What you are asked to do » Write out the listing below in full and exactly, leaving out every picture.

★ ★ ★

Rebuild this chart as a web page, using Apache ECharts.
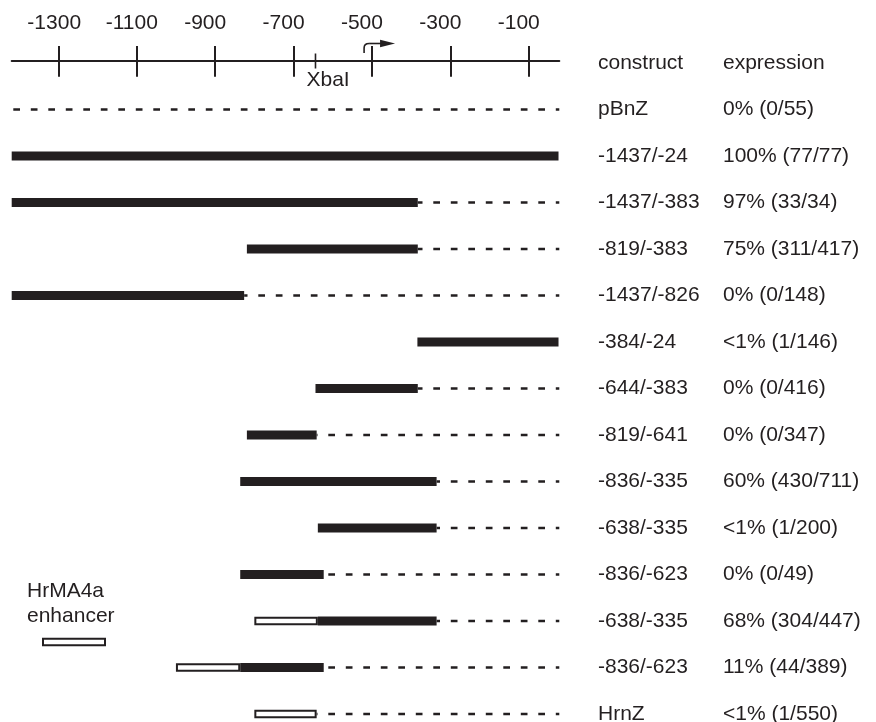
<!DOCTYPE html>
<html>
<head>
<meta charset="utf-8">
<script src="https://cdn.jsdelivr.net/npm/echarts@6/dist/echarts.min.js"></script>
<style>
html,body{margin:0;padding:0;background:#fff;}
#chart{width:876px;height:722px;}
</style>
</head>
<body>
<div id="chart"></div>
<script>
// ---------------- data ----------------
const tickValues = [-1300, -1100, -900, -700, -500, -300, -100];
const constructs = ['pBnZ', '-1437/-24', '-1437/-383', '-819/-383', '-1437/-826', '-384/-24',
  '-644/-383', '-819/-641', '-836/-335', '-638/-335', '-836/-623', '-638/-335', '-836/-623', 'HrnZ'];
const expression = ['0% (0/55)', '100% (77/77)', '97% (33/34)', '75% (311/417)', '0% (0/148)',
  '<1% (1/146)', '0% (0/416)', '0% (0/347)', '60% (430/711)', '<1% (1/200)', '0% (0/49)',
  '68% (304/447)', '11% (44/389)', '<1% (1/550)'];
// genomic fragment (black bar) start / end
const fragStart = [null, -1437, -1437, -819, -1437, -384, -644, -819, -836, -638, -836, -638, -836, null];
const fragEnd   = [null,   -24,  -383, -383,  -826,  -24, -383, -641, -335, -335, -623, -335, -623, null];
// HrMA4a enhancer (open box) start / end
const enhStart = [null, null, null, null, null, null, null, null, null, null, null, -800, -1000, -800];
const enhEnd   = [null, null, null, null, null, null, null, null, null, null, null, -638, -836, -641];
const xbaISite = -644;
const tssSite = -520;

// ---------------- styling ----------------
const INK = '#231f20';
const FONT = '"Liberation Sans", Arial, Helvetica, sans-serif';
const FS = 21;

const chart = echarts.init(document.getElementById('chart'), null, {renderer: 'canvas'});

function renderRow(params, api) {
  const i = params.dataIndex;
  const row = i + 1;
  const cs = params.coordSys;
  const xL = cs.x, xR = cs.x + cs.width;
  const y = api.coord([tickValues[0], row])[1];
  const px = v => Math.min(xR, Math.max(xL, api.coord([v, row])[0]));
  const s = fragStart[i], e = fragEnd[i], es = enhStart[i], ee = enhEnd[i];
  const children = [];
  let tail = xL;
  if (e != null) tail = Math.max(tail, px(e));
  if (ee != null) tail = Math.max(tail, px(ee));
  if (xR - tail > 3) {
    const period = 17.5;
    const off = (((tail - (xL + 1.6)) % period) + period) % period;
    children.push({
      type: 'line',
      shape: {x1: tail, y1: y, x2: xR, y2: y},
      style: {stroke: INK, lineWidth: 2.7, lineDash: [6.7, 10.8], lineDashOffset: off}
    });
  }
  if (es != null) {
    const a = px(es), b = px(ee);
    children.push({
      type: 'rect',
      shape: {x: a + 1, y: y - 3.3, width: b - a - 2, height: 6.6},
      style: {fill: '#fff', stroke: INK, lineWidth: 2}
    });
  }
  if (s != null) {
    const a = px(s), b = px(e);
    children.push({
      type: 'rect',
      shape: {x: a, y: y - 4.4, width: b - a, height: 8.8},
      style: {fill: INK}
    });
  }
  return {type: 'group', children};
}

function renderXbaI(params, api) {
  const p = api.coord([api.value(0), api.value(1)]);
  // ruler row sits on the axis line
  const y = 61;
  return {
    type: 'group',
    children: [
      {type: 'line', shape: {x1: p[0], y1: y - 7.5, x2: p[0], y2: y + 7.5},
        style: {stroke: INK, lineWidth: 1.6}},
      {type: 'text', x: p[0] - 9, y: y + 19,
        style: {text: 'XbaI', fill: INK, fontSize: FS, fontFamily: FONT, align: 'left', verticalAlign: 'middle'}}
    ]
  };
}

function renderTss(params, api) {
  const p = api.coord([api.value(0), api.value(1)]);
  const x = p[0], y = 61;
  const st = {stroke: INK, lineWidth: 1.6, fill: null};
  return {
    type: 'group',
    children: [
      {type: 'line', shape: {x1: x, y1: y - 8, x2: x, y2: y - 13}, style: st},
      {type: 'bezierCurve', shape: {x1: x, y1: y - 13, cpx1: x, cpy1: y - 17.5, x2: x + 5, y2: y - 17.5}, style: st},
      {type: 'line', shape: {x1: x + 5, y1: y - 17.5, x2: x + 17, y2: y - 17.5}, style: st},
      {type: 'polygon', shape: {points: [[x + 16, y - 21.2], [x + 31, y - 17.5], [x + 16, y - 13.8]]},
        style: {fill: INK}}
    ]
  };
}

const rowLabels = ['construct'].concat(constructs);
const exprLabels = ['expression'].concat(expression);

const option = {
  animation: false,
  backgroundColor: '#fff',
  grid: {left: 11.7, right: 316.7, top: 39.75, height: 697.5, outerBoundsMode: 'none', containLabel: false},
  xAxis: [
    {
      type: 'value', position: 'top', min: -1419, max: -22, offset: -21.25,
      axisLine: {show: true, lineStyle: {color: INK, width: 2}},
      axisTick: {show: true, inside: false, length: 15, customValues: tickValues, lineStyle: {color: INK, width: 2}},
      axisLabel: {
        show: true, customValues: tickValues, margin: 27.5,
        fontSize: FS, fontFamily: FONT, color: INK,
        formatter: v => '{t|' + v + '}',
        rich: {t: {width: 62, align: 'left', fontSize: FS, fontFamily: FONT, color: INK, lineHeight: FS}}
      },
      splitLine: {show: false}
    },
    {
      type: 'value', position: 'top', min: -1419, max: -22, offset: -21.25,
      axisLine: {show: false},
      axisTick: {show: true, inside: true, length: 15.7, customValues: tickValues, lineStyle: {color: INK, width: 2}},
      axisLabel: {show: false},
      splitLine: {show: false}
    }
  ],
  yAxis: [
    {
      type: 'category', inverse: true, position: 'right', data: rowLabels,
      axisLine: {show: false}, axisTick: {show: false}, splitLine: {show: false},
      axisLabel: {interval: 0, margin: 38.7, align: 'left', fontSize: FS, fontFamily: FONT, color: INK}
    },
    {
      type: 'category', inverse: true, position: 'right', data: exprLabels,
      axisLine: {show: false}, axisTick: {show: false}, splitLine: {show: false},
      axisLabel: {interval: 0, margin: 163.7, align: 'left', fontSize: FS, fontFamily: FONT, color: INK}
    }
  ],
  graphic: [
    {type: 'text', x: 27, y: 591, style: {text: 'HrMA4a', fill: INK, fontSize: FS, fontFamily: FONT, align: 'left', verticalAlign: 'middle'}},
    {type: 'text', x: 27, y: 616, style: {text: 'enhancer', fill: INK, fontSize: FS, fontFamily: FONT, align: 'left', verticalAlign: 'middle'}},
    {type: 'rect', shape: {x: 43, y: 638.7, width: 62, height: 6.6}, style: {fill: '#fff', stroke: INK, lineWidth: 2}}
  ],
  series: [
    {
      type: 'custom', name: 'constructs', xAxisIndex: 0, yAxisIndex: 0,
      renderItem: renderRow,
      encode: {x: 0, y: 1},
      data: constructs.map((c, i) => [fragStart[i] != null ? fragStart[i] : (enhStart[i] != null ? enhStart[i] : -1419), i + 1])
    },
    {
      type: 'custom', name: 'XbaI', xAxisIndex: 0, yAxisIndex: 0,
      renderItem: renderXbaI, encode: {x: 0, y: 1},
      data: [[xbaISite, 0]]
    },
    {
      type: 'custom', name: 'TSS', xAxisIndex: 0, yAxisIndex: 0,
      renderItem: renderTss, encode: {x: 0, y: 1},
      data: [[tssSite, 0]]
    }
  ]
};
chart.setOption(option);
</script>
</body>
</html>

★ ★ ★

Written solution »
Rebuild this chart as a web page, using Apache ECharts.
<!DOCTYPE html>
<html>
<head>
<meta charset="utf-8">
<script src="https://cdn.jsdelivr.net/npm/echarts@6/dist/echarts.min.js"></script>
<style>
html,body{margin:0;padding:0;background:#fff;}
#chart{width:876px;height:722px;}
</style>
</head>
<body>
<div id="chart"></div>
<script>
// ---------------- data ----------------
const tickValues = [-1300, -1100, -900, -700, -500, -300, -100];
const constructs = ['pBnZ', '-1437/-24', '-1437/-383', '-819/-383', '-1437/-826', '-384/-24',
  '-644/-383', '-819/-641', '-836/-335', '-638/-335', '-836/-623', '-638/-335', '-836/-623', 'HrnZ'];
const expression = ['0% (0/55)', '100% (77/77)', '97% (33/34)', '75% (311/417)', '0% (0/148)',
  '<1% (1/146)', '0% (0/416)', '0% (0/347)', '60% (430/711)', '<1% (1/200)', '0% (0/49)',
  '68% (304/447)', '11% (44/389)', '<1% (1/550)'];
// genomic fragment (black bar) start / end
const fragStart = [null, -1437, -1437, -819, -1437, -384, -644, -819, -836, -638, -836, -638, -836, null];
const fragEnd   = [null,   -24,  -383, -383,  -826,  -24, -383, -641, -335, -335, -623, -335, -623, null];
// HrMA4a enhancer (open box) start / end
const enhStart = [null, null, null, null, null, null, null, null, null, null, null, -800, -1000, -800];
const enhEnd   = [null, null, null, null, null, null, null, null, null, null, null, -638, -836, -641];
const xbaISite = -644;
const tssSite = -520;

// ---------------- styling ----------------
const INK = '#231f20';
const FONT = '"Liberation Sans", Arial, Helvetica, sans-serif';
const FS = 21;

const chart = echarts.init(document.getElementById('chart'), null, {renderer: 'canvas'});

function renderRow(params, api) {
  const i = params.dataIndex;
  const row = i + 1;
  const cs = params.coordSys;
  const xL = cs.x, xR = cs.x + cs.width;
  const y = api.coord([tickValues[0], row])[1];
  const px = v => Math.min(xR, Math.max(xL, api.coord([v, row])[0]));
  const s = fragStart[i], e = fragEnd[i], es = enhStart[i], ee = enhEnd[i];
  const children = [];
  let tail = xL;
  if (e != null) tail = Math.max(tail, px(e));
  if (ee != null) tail = Math.max(tail, px(ee));
  if (xR - tail > 3) {
    const period = 17.5;
    const off = (((tail - (xL + 1.6)) % period) + period) % period;
    children.push({
      type: 'line',
      shape: {x1: tail, y1: y, x2: xR, y2: y},
      style: {stroke: INK, lineWidth: 2.7, lineDash: [6.7, 10.8], lineDashOffset: off}
    });
  }
  if (es != null) {
    const a = px(es), b = px(ee);
    children.push({
      type: 'rect',
      shape: {x: a + 1, y: y - 3.3, width: b - a - 2, height: 6.6},
      style: {fill: '#fff', stroke: INK, lineWidth: 2}
    });
  }
  if (s != null) {
    const a = px(s), b = px(e);
    children.push({
      type: 'rect',
      shape: {x: a, y: y - 4.4, width: b - a, height: 8.8},
      style: {fill: INK}
    });
  }
  return {type: 'group', children};
}

function renderXbaI(params, api) {
  const p = api.coord([api.value(0), api.value(1)]);
  // ruler row sits on the axis line
  const y = 61;
  return {
    type: 'group',
    children: [
      {type: 'line', shape: {x1: p[0], y1: y - 7.5, x2: p[0], y2: y + 7.5},
        style: {stroke: INK, lineWidth: 1.6}},
      {type: 'text', x: p[0] - 9, y: y + 19,
        style: {text: 'XbaI', fill: INK, fontSize: FS, fontFamily: FONT, align: 'left', verticalAlign: 'middle'}}
    ]
  };
}

function renderTss(params, api) {
  const p = api.coord([api.value(0), api.value(1)]);
  const x = p[0], y = 61;
  const st = {stroke: INK, lineWidth: 1.6, fill: null};
  return {
    type: 'group',
    children: [
      {type: 'line', shape: {x1: x, y1: y - 8, x2: x, y2: y - 13}, style: st},
      {type: 'bezierCurve', shape: {x1: x, y1: y - 13, cpx1: x, cpy1: y - 17.5, x2: x + 5, y2: y - 17.5}, style: st},
      {type: 'line', shape: {x1: x + 5, y1: y - 17.5, x2: x + 17, y2: y - 17.5}, style: st},
      {type: 'polygon', shape: {points: [[x + 16, y - 21.2], [x + 31, y - 17.5], [x + 16, y - 13.8]]},
        style: {fill: INK}}
    ]
  };
}

const rowLabels = ['construct'].concat(constructs);
const exprLabels = ['expression'].concat(expression);

const option = {
  animation: false,
  backgroundColor: '#fff',
  grid: {left: 11.7, right: 316.7, top: 39.75, height: 697.5, outerBoundsMode: 'none', containLabel: false},
  xAxis: [
    {
      type: 'value', position: 'top', min: -1419, max: -22, offset: -21.25,
      axisLine: {show: true, lineStyle: {color: INK, width: 2}},
      axisTick: {show: true, inside: false, length: 15, customValues: tickValues, lineStyle: {color: INK, width: 2}},
      axisLabel: {
        show: true, customValues: tickValues, margin: 27.5,
        fontSize: FS, fontFamily: FONT, color: INK,
        formatter: v => '{t|' + v + '}',
        rich: {t: {width: 62, align: 'left', fontSize: FS, fontFamily: FONT, color: INK, lineHeight: FS}}
      },
      splitLine: {show: false}
    },
    {
      type: 'value', position: 'top', min: -1419, max: -22, offset: -21.25,
      axisLine: {show: false},
      axisTick: {show: true, inside: true, length: 15.7, customValues: tickValues, lineStyle: {color: INK, width: 2}},
      axisLabel: {show: false},
      splitLine: {show: false}
    }
  ],
  yAxis: [
    {
      type: 'category', inverse: true, position: 'right', data: rowLabels,
      axisLine: {show: false}, axisTick: {show: false}, splitLine: {show: false},
      axisLabel: {interval: 0, margin: 38.7, align: 'left', fontSize: FS, fontFamily: FONT, color: INK}
    },
    {
      type: 'category', inverse: true, position: 'right', data: exprLabels,
      axisLine: {show: false}, axisTick: {show: false}, splitLine: {show: false},
      axisLabel: {interval: 0, margin: 163.7, align: 'left', fontSize: FS, fontFamily: FONT, color: INK}
    }
  ],
  graphic: [
    {type: 'text', x: 27, y: 591, style: {text: 'HrMA4a', fill: INK, fontSize: FS, fontFamily: FONT, align: 'left', verticalAlign: 'middle'}},
    {type: 'text', x: 27, y: 616, style: {text: 'enhancer', fill: INK, fontSize: FS, fontFamily: FONT, align: 'left', verticalAlign: 'middle'}},
    {type: 'rect', shape: {x: 43, y: 638.7, width: 62, height: 6.6}, style: {fill: '#fff', stroke: INK, lineWidth: 2}}
  ],
  series: [
    {
      type: 'custom', name: 'constructs', xAxisIndex: 0, yAxisIndex: 0,
      renderItem: renderRow,
      encode: {x: 0, y: 1},
      data: constructs.map((c, i) => [fragStart[i] != null ? fragStart[i] : (enhStart[i] != null ? enhStart[i] : -1419), i + 1])
    },
    {
      type: 'custom', name: 'XbaI', xAxisIndex: 0, yAxisIndex: 0,
      renderItem: renderXbaI, encode: {x: 0, y: 1},
      data: [[xbaISite, 0]]
    },
    {
      type: 'custom', name: 'TSS', xAxisIndex: 0, yAxisIndex: 0,
      renderItem: renderTss, encode: {x: 0, y: 1},
      data: [[tssSite, 0]]
    }
  ]
};
chart.setOption(option);
</script>
</body>
</html>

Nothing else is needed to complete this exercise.